Threshold of tolerance
Correcting Perspective
February 2010
Pune blasts have brought to the fore the glaring contradictions of the perspective of the Government of India on National Security. Immediately after the blasts the concerned quarters in Government of India started a concerted campaign of diversion to prevent the derailment of its forthcoming dialogue with Pakistan. No time was wasted in concluding that the attack was an act of Indian Mujahideen from within India, even without a comprehensive investigation. Although many security experts opined that the attack had a typical texture and hue which the ISI or LeT operations have, yet Government of India went with a politically expedient premise.
The Foreign Minister of Pakistan had claimed that it was India which was seeking for a dialogue and not Pakistan. He virtually presented a scenario in which India had no choice but to come to the table and continue the dialogue process inspite of terrorism conducted and orchestrated from the soil of Pakistan.
Indian Diplomatic response to Pune blasts, like many other such acts after the Islamabad declaration which Vajpayee Government claimed to be a high achievement of its diplomacy, have once again underlined that terrorism and dialogue have to go hand in hand. Indian claim of not talking under the shadow of terrorist blackmail has once again been put to abject ridicule.
Robert Gates, the Defence Secretary of Government of USA, must be eating his words when he claimed in India that Indian restraint against Pakistan was not unlimited. He must have based his conclusions on unequivocal statements by none other than Union Home Minister, many times in recent past, that India will strike back in case of a repetition of 26/11.
The Union Home Minister has also suffered a setback to his prestige after Pune blast because Government of India has responded in the same way as it has done to so many gruesome Jihadi terrorist assaults during more than last two decades.

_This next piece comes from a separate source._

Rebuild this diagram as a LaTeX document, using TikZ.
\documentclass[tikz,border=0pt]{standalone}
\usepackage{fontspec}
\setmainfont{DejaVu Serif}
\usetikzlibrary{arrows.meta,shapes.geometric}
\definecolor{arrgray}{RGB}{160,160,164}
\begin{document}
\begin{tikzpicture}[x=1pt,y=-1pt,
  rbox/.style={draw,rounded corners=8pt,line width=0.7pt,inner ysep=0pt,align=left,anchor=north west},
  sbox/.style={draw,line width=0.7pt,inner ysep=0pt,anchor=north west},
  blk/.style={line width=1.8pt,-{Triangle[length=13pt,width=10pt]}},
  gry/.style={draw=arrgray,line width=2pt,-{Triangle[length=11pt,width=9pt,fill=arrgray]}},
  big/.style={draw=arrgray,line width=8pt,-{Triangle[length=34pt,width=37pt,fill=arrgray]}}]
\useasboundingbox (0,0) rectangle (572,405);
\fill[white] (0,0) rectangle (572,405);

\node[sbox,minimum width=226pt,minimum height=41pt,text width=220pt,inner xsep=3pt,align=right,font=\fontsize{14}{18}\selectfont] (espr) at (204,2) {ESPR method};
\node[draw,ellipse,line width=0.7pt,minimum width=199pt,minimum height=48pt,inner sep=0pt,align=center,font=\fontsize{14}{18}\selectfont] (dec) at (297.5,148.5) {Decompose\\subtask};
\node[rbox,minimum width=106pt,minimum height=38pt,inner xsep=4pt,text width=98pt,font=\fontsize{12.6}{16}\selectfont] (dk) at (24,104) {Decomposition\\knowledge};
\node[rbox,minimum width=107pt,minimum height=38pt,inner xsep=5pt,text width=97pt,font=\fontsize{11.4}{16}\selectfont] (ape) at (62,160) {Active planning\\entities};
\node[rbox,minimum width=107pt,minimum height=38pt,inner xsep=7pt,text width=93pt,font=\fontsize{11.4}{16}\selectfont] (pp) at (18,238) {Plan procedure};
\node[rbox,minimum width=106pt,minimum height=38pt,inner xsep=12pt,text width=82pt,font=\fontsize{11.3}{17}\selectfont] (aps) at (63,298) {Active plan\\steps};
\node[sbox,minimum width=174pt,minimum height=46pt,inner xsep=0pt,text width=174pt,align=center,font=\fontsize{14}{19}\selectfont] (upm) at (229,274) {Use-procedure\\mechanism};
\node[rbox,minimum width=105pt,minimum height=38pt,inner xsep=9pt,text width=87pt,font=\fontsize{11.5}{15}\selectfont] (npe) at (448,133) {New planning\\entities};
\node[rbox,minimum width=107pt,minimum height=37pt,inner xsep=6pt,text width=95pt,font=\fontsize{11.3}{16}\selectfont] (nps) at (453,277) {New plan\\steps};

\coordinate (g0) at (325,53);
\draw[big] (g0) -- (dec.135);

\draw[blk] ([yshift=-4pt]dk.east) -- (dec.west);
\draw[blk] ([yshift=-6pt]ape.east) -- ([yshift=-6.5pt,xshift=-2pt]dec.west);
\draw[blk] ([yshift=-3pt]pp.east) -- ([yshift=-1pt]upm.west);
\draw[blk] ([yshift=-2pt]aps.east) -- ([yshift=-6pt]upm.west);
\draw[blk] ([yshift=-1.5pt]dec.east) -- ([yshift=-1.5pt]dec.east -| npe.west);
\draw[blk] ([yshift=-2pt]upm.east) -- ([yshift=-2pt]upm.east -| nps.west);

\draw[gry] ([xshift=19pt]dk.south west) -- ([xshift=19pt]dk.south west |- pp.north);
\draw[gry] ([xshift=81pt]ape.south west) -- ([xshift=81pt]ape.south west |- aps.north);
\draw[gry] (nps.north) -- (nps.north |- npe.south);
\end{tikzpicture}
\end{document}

India always appealed in the international fora for a comprehensive delegitimisation of Terrorism whatever its motivation and value basis. Yet India has continuously legitimised terrorism by engaging with it and according it political legitimacy. India has always wanted the West and USA to recognise Pakistan as the main epicentre of international terrorism and pleaded to declare it as a rogue state. Yet India has never discontinued the most favoured nation status to Pakistan.
India has always held that all terrorism is same and cannot be compartmentalised. Yet India has always differentiated between indigenous terrorism and Pakistan based terrorism, between the terrorism of JKLF and Hizbul Mujahideen, between the terrorism of LeT and Hizbul Mujahideen or Indian Mujahideen. These contradictions and the brazen display of diplomacy of mendicancy has put India in a very weak position if it decides to continue its ongoing dialogue with Pakistan. India has responded to Jihadi terrorism by dissolving its threshold of tolerance. There is no perspective of deterence and hence no effective doctrine of defeating terrorism.
It is high time the Indian State resolves the contradictions in its National Security doctrine. If Indian state wants the International Community to take its resolve on tackling terrorism seriously then it has to cultivate a consistency in its outlook. It is also imperative that India clearly declares its threshold of tolerance and demonstrates a firm commitment to adhere to it.